__EXERCISE__
Reproduce every entry below precisely; do not include the pictures.

__DATA SECTION__
□ □ □ □

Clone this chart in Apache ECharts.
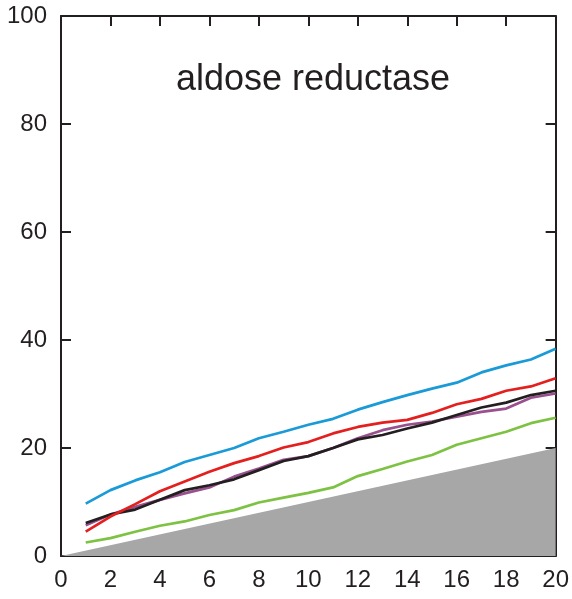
<!DOCTYPE html>
<html>
<head>
<meta charset="utf-8">
<script src="https://cdn.jsdelivr.net/npm/echarts@6/dist/echarts.min.js"></script>
<style>
  html, body { margin: 0; padding: 0; background: #fff; }
  #main { width: 572px; height: 599px; }
</style>
</head>
<body>
<div id="main"></div>
<script>
var xs = [1, 2, 3, 4, 5, 6, 7, 8, 9, 10, 11, 12, 13, 14, 15, 16, 17, 18, 19, 20];
var blue   = [9.7, 12.2, 14.0, 15.5, 17.4, 18.7, 20.0, 21.8, 23.0, 24.3, 25.4, 27.1, 28.5, 29.8, 31.0, 32.1, 34.0, 35.3, 36.4, 38.4];
var red    = [4.5, 7.3, 9.6, 12.0, 13.8, 15.6, 17.2, 18.5, 20.1, 21.1, 22.7, 23.9, 24.7, 25.2, 26.5, 28.1, 29.1, 30.6, 31.4, 32.9];
var black  = [6.1, 7.7, 8.6, 10.4, 12.2, 13.1, 14.2, 15.9, 17.6, 18.5, 20.0, 21.6, 22.4, 23.6, 24.7, 26.1, 27.5, 28.4, 29.8, 30.6];
var purple = [5.7, 7.7, 9.1, 10.4, 11.6, 12.7, 14.7, 16.2, 17.8, 18.5, 20.0, 21.8, 23.3, 24.3, 24.9, 25.8, 26.7, 27.3, 29.3, 30.1];
var green  = [2.5, 3.3, 4.5, 5.6, 6.4, 7.6, 8.5, 9.9, 10.8, 11.7, 12.7, 14.8, 16.1, 17.5, 18.7, 20.6, 21.8, 23.0, 24.6, 25.6];
var diagonal = [[0, 0], [20, 20]];

function pairs(vals) {
  return vals.map(function (v, i) { return [xs[i], v]; });
}

var chart = echarts.init(document.getElementById('main'));
var ink = '#231f20';
var fontFam = 'Liberation Sans, Arial, sans-serif';

function lineSeries(name, data, color) {
  return {
    name: name,
    type: 'line',
    data: pairs(data),
    symbol: 'none',
    lineStyle: { color: color, width: 2.7 },
    z: 3
  };
}

function axis(extra) {
  return Object.assign({
    type: 'value',
    axisLine: { show: true, onZero: false, lineStyle: { color: ink, width: 2 } },
    axisTick: { show: true, inside: true, length: 10, lineStyle: { color: ink, width: 2 } },
    splitLine: { show: false }
  }, extra);
}

chart.setOption({
  animation: false,
  backgroundColor: '#fff',
  title: {
    text: 'aldose reductase',
    left: 308,
    top: 57,
    textAlign: 'center',
    textStyle: { fontFamily: fontFam, fontSize: 36, fontWeight: 'normal', color: ink }
  },
  grid: { left: 61, top: 16, right: 15, bottom: 43 },
  xAxis: [
    axis({
      position: 'bottom', min: 0, max: 20, interval: 2,
      axisLabel: { fontFamily: fontFam, fontSize: 24, color: ink, margin: 12 }
    }),
    axis({
      position: 'top', min: 0, max: 20, interval: 2,
      axisLabel: { show: false }
    })
  ],
  yAxis: [
    axis({
      position: 'left', min: 0, max: 100, interval: 20,
      axisLabel: { fontFamily: fontFam, fontSize: 24, color: ink, margin: 14 }
    }),
    axis({
      position: 'right', min: 0, max: 100, interval: 20,
      axisLabel: { show: false }
    })
  ],
  series: [
    {
      name: 'diagonal',
      type: 'line',
      data: diagonal,
      symbol: 'none',
      lineStyle: { width: 0 },
      areaStyle: { color: '#a7a7a7', opacity: 1 },
      z: 1
    },
    lineSeries('green', green, '#7dc242'),
    lineSeries('purple', purple, '#9a4f8e'),
    lineSeries('black', black, ink),
    lineSeries('red', red, '#e3201f'),
    lineSeries('blue', blue, '#1a9ad7')
  ]
});
</script>
</body>
</html>
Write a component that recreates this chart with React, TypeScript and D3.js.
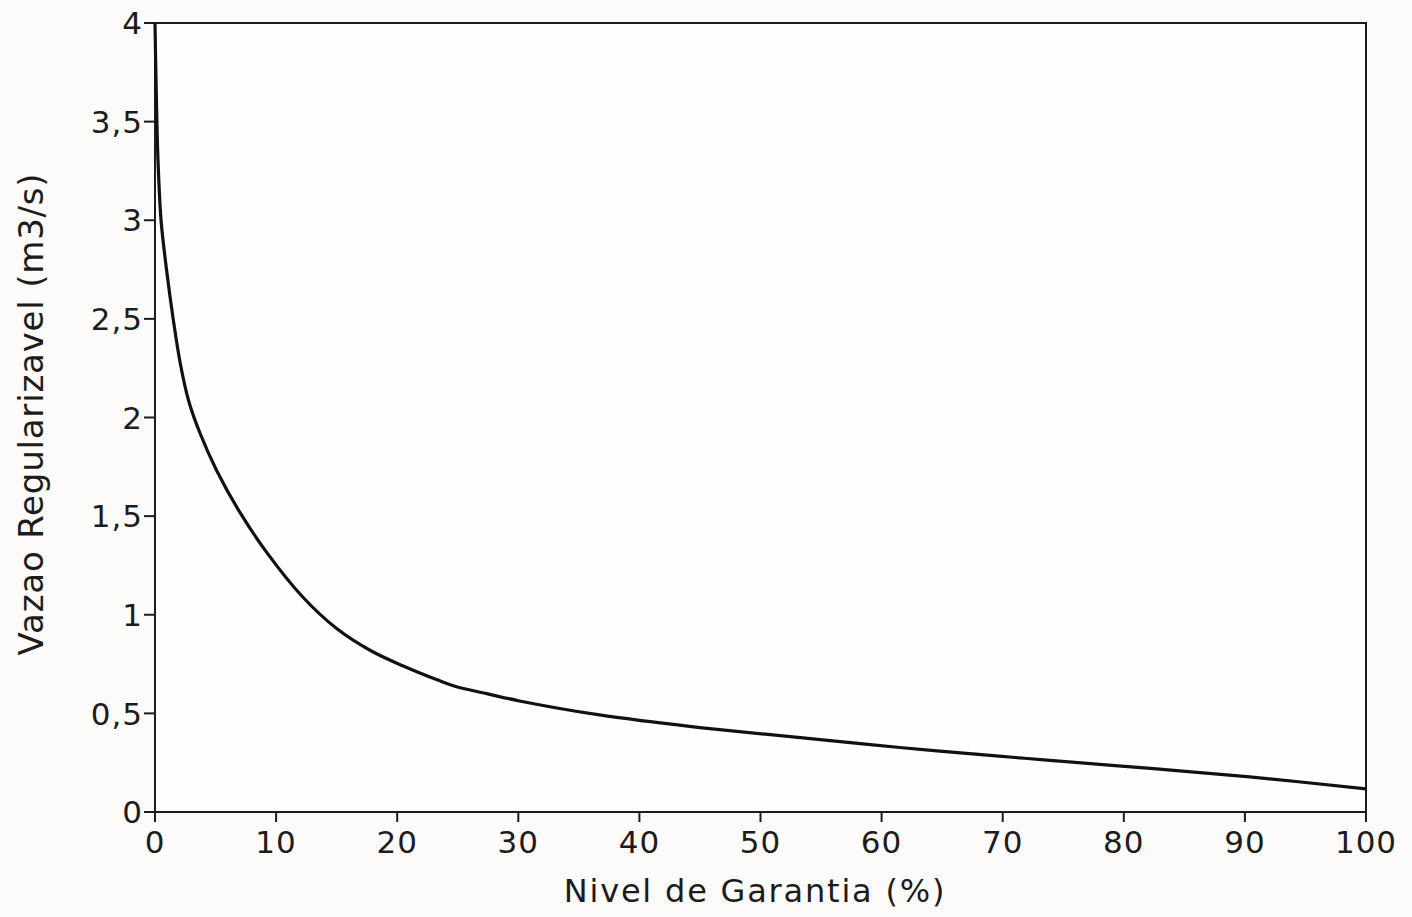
import React from "react";
import * as d3 from "d3";

const garantia = [0, 0.12, 0.25, 0.5, 0.95, 1.5, 2.1, 2.8, 3.72, 5.1, 7.0, 9.3, 12.2, 15.0, 17.75, 20.5, 23.3, 24.9, 27.4, 30.1, 36.7, 40.9, 45.0, 53.3, 61.5, 69.7, 73.9, 82.2, 90.4, 100];
const vazao = [4.0, 3.6, 3.3, 3.0, 2.75, 2.5, 2.27, 2.08, 1.92, 1.73, 1.52, 1.31, 1.09, 0.93, 0.82, 0.74, 0.67, 0.635, 0.6, 0.563, 0.492, 0.458, 0.428, 0.377, 0.327, 0.283, 0.262, 0.221, 0.178, 0.117];
const xTicks = [0, 10, 20, 30, 40, 50, 60, 70, 80, 90, 100];
const yTicks = [0, 0.5, 1, 1.5, 2, 2.5, 3, 3.5, 4];
const xTitle = "Nivel de Garantia (%)";
const yTitle = "Vazao Regularizavel (m3/s)";

export default function App() {
  const W = 1412, H = 917;
  const left = 155, right = 1366, top = 23, bottom = 812;
  const x = d3.scaleLinear().domain([0, 100]).range([left, right]);
  const y = d3.scaleLinear().domain([0, 4]).range([bottom, top]);
  const pts = garantia.map((g, i) => [g, vazao[i]] as [number, number]);
  const line = d3.line<[number, number]>().x(d => x(d[0])).y(d => y(d[1])).curve(d3.curveCatmullRom.alpha(0.5));
  const font = "'DejaVu Sans', Verdana, sans-serif";
  const fmt = (v: number) => String(v).replace(".", ",");
  const ink = "#1c1c1c";
  return (
    <svg width={W} height={H} style={{ position: "absolute", left: 0, top: 0 }} fontFamily={font}>
      <rect x={0} y={0} width={W} height={H} fill="#fcfbf9" />
      <rect x={left} y={top} width={right - left} height={bottom - top} fill="#fefefd" stroke={ink} strokeWidth={2} />
      {yTicks.map(t => (
        <g key={"y" + t}>
          <line x1={left - 11} x2={left} y1={y(t)} y2={y(t)} stroke={ink} strokeWidth={2} />
          <text x={left - 12} y={y(t)} dy="0.36em" textAnchor="end" fontSize={31} letterSpacing={1} fill={ink}>{fmt(t)}</text>
        </g>
      ))}
      {xTicks.map(t => (
        <g key={"x" + t}>
          <line x1={x(t)} x2={x(t)} y1={bottom} y2={bottom + 10} stroke={ink} strokeWidth={2} />
          <text x={x(t)} y={bottom + 41} textAnchor="middle" fontSize={31} letterSpacing={1} fill={ink}>{t}</text>
        </g>
      ))}
      <path d={line(pts) || ""} fill="none" stroke="#111" strokeWidth={3.2} />
      <text x={755} y={902} textAnchor="middle" fontSize={32} letterSpacing={1.8} fill={ink}>{xTitle}</text>
      <text transform={`translate(43, 414) rotate(-90)`} textAnchor="middle" fontSize={34} letterSpacing={0.8} fill={ink}>{yTitle}</text>
    </svg>
  );
}
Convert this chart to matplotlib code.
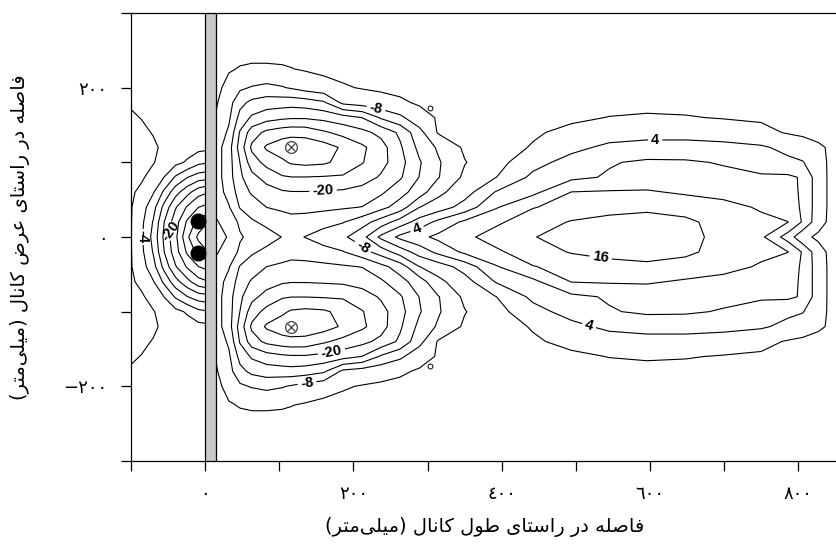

□ □ □ □

__OUTPUT OF THE EXERCISE__
Clone this chart in Apache ECharts.
<!DOCTYPE html>
<html>
<head>
<meta charset="utf-8">
<script src="https://cdn.jsdelivr.net/npm/echarts@6/dist/echarts.min.js"></script>
<style>
  html, body { margin: 0; padding: 0; background: #fff; }
  #main { width: 572px; height: 599px; }
</style>
</head>
<body>
<div id="main"></div>
<script>
var xs = [1, 2, 3, 4, 5, 6, 7, 8, 9, 10, 11, 12, 13, 14, 15, 16, 17, 18, 19, 20];
var blue   = [9.7, 12.2, 14.0, 15.5, 17.4, 18.7, 20.0, 21.8, 23.0, 24.3, 25.4, 27.1, 28.5, 29.8, 31.0, 32.1, 34.0, 35.3, 36.4, 38.4];
var red    = [4.5, 7.3, 9.6, 12.0, 13.8, 15.6, 17.2, 18.5, 20.1, 21.1, 22.7, 23.9, 24.7, 25.2, 26.5, 28.1, 29.1, 30.6, 31.4, 32.9];
var black  = [6.1, 7.7, 8.6, 10.4, 12.2, 13.1, 14.2, 15.9, 17.6, 18.5, 20.0, 21.6, 22.4, 23.6, 24.7, 26.1, 27.5, 28.4, 29.8, 30.6];
var purple = [5.7, 7.7, 9.1, 10.4, 11.6, 12.7, 14.7, 16.2, 17.8, 18.5, 20.0, 21.8, 23.3, 24.3, 24.9, 25.8, 26.7, 27.3, 29.3, 30.1];
var green  = [2.5, 3.3, 4.5, 5.6, 6.4, 7.6, 8.5, 9.9, 10.8, 11.7, 12.7, 14.8, 16.1, 17.5, 18.7, 20.6, 21.8, 23.0, 24.6, 25.6];
var diagonal = [[0, 0], [20, 20]];

function pairs(vals) {
  return vals.map(function (v, i) { return [xs[i], v]; });
}

var chart = echarts.init(document.getElementById('main'));
var ink = '#231f20';
var fontFam = 'Liberation Sans, Arial, sans-serif';

function lineSeries(name, data, color) {
  return {
    name: name,
    type: 'line',
    data: pairs(data),
    symbol: 'none',
    lineStyle: { color: color, width: 2.7 },
    z: 3
  };
}

function axis(extra) {
  return Object.assign({
    type: 'value',
    axisLine: { show: true, onZero: false, lineStyle: { color: ink, width: 2 } },
    axisTick: { show: true, inside: true, length: 10, lineStyle: { color: ink, width: 2 } },
    splitLine: { show: false }
  }, extra);
}

chart.setOption({
  animation: false,
  backgroundColor: '#fff',
  title: {
    text: 'aldose reductase',
    left: 308,
    top: 57,
    textAlign: 'center',
    textStyle: { fontFamily: fontFam, fontSize: 36, fontWeight: 'normal', color: ink }
  },
  grid: { left: 61, top: 16, right: 15, bottom: 43 },
  xAxis: [
    axis({
      position: 'bottom', min: 0, max: 20, interval: 2,
      axisLabel: { fontFamily: fontFam, fontSize: 24, color: ink, margin: 12 }
    }),
    axis({
      position: 'top', min: 0, max: 20, interval: 2,
      axisLabel: { show: false }
    })
  ],
  yAxis: [
    axis({
      position: 'left', min: 0, max: 100, interval: 20,
      axisLabel: { fontFamily: fontFam, fontSize: 24, color: ink, margin: 14 }
    }),
    axis({
      position: 'right', min: 0, max: 100, interval: 20,
      axisLabel: { show: false }
    })
  ],
  series: [
    {
      name: 'diagonal',
      type: 'line',
      data: diagonal,
      symbol: 'none',
      lineStyle: { width: 0 },
      areaStyle: { color: '#a7a7a7', opacity: 1 },
      z: 1
    },
    lineSeries('green', green, '#7dc242'),
    lineSeries('purple', purple, '#9a4f8e'),
    lineSeries('black', black, ink),
    lineSeries('red', red, '#e3201f'),
    lineSeries('blue', blue, '#1a9ad7')
  ]
});
</script>
</body>
</html>
Write a component that recreates this chart with React, TypeScript and D3.js.
import React from "react";
import * as d3 from "d3";

const garantia = [0, 0.12, 0.25, 0.5, 0.95, 1.5, 2.1, 2.8, 3.72, 5.1, 7.0, 9.3, 12.2, 15.0, 17.75, 20.5, 23.3, 24.9, 27.4, 30.1, 36.7, 40.9, 45.0, 53.3, 61.5, 69.7, 73.9, 82.2, 90.4, 100];
const vazao = [4.0, 3.6, 3.3, 3.0, 2.75, 2.5, 2.27, 2.08, 1.92, 1.73, 1.52, 1.31, 1.09, 0.93, 0.82, 0.74, 0.67, 0.635, 0.6, 0.563, 0.492, 0.458, 0.428, 0.377, 0.327, 0.283, 0.262, 0.221, 0.178, 0.117];
const xTicks = [0, 10, 20, 30, 40, 50, 60, 70, 80, 90, 100];
const yTicks = [0, 0.5, 1, 1.5, 2, 2.5, 3, 3.5, 4];
const xTitle = "Nivel de Garantia (%)";
const yTitle = "Vazao Regularizavel (m3/s)";

export default function App() {
  const W = 1412, H = 917;
  const left = 155, right = 1366, top = 23, bottom = 812;
  const x = d3.scaleLinear().domain([0, 100]).range([left, right]);
  const y = d3.scaleLinear().domain([0, 4]).range([bottom, top]);
  const pts = garantia.map((g, i) => [g, vazao[i]] as [number, number]);
  const line = d3.line<[number, number]>().x(d => x(d[0])).y(d => y(d[1])).curve(d3.curveCatmullRom.alpha(0.5));
  const font = "'DejaVu Sans', Verdana, sans-serif";
  const fmt = (v: number) => String(v).replace(".", ",");
  const ink = "#1c1c1c";
  return (
    <svg width={W} height={H} style={{ position: "absolute", left: 0, top: 0 }} fontFamily={font}>
      <rect x={0} y={0} width={W} height={H} fill="#fcfbf9" />
      <rect x={left} y={top} width={right - left} height={bottom - top} fill="#fefefd" stroke={ink} strokeWidth={2} />
      {yTicks.map(t => (
        <g key={"y" + t}>
          <line x1={left - 11} x2={left} y1={y(t)} y2={y(t)} stroke={ink} strokeWidth={2} />
          <text x={left - 12} y={y(t)} dy="0.36em" textAnchor="end" fontSize={31} letterSpacing={1} fill={ink}>{fmt(t)}</text>
        </g>
      ))}
      {xTicks.map(t => (
        <g key={"x" + t}>
          <line x1={x(t)} x2={x(t)} y1={bottom} y2={bottom + 10} stroke={ink} strokeWidth={2} />
          <text x={x(t)} y={bottom + 41} textAnchor="middle" fontSize={31} letterSpacing={1} fill={ink}>{t}</text>
        </g>
      ))}
      <path d={line(pts) || ""} fill="none" stroke="#111" strokeWidth={3.2} />
      <text x={755} y={902} textAnchor="middle" fontSize={32} letterSpacing={1.8} fill={ink}>{xTitle}</text>
      <text transform={`translate(43, 414) rotate(-90)`} textAnchor="middle" fontSize={34} letterSpacing={0.8} fill={ink}>{yTitle}</text>
    </svg>
  );
}
Convert this chart to matplotlib code.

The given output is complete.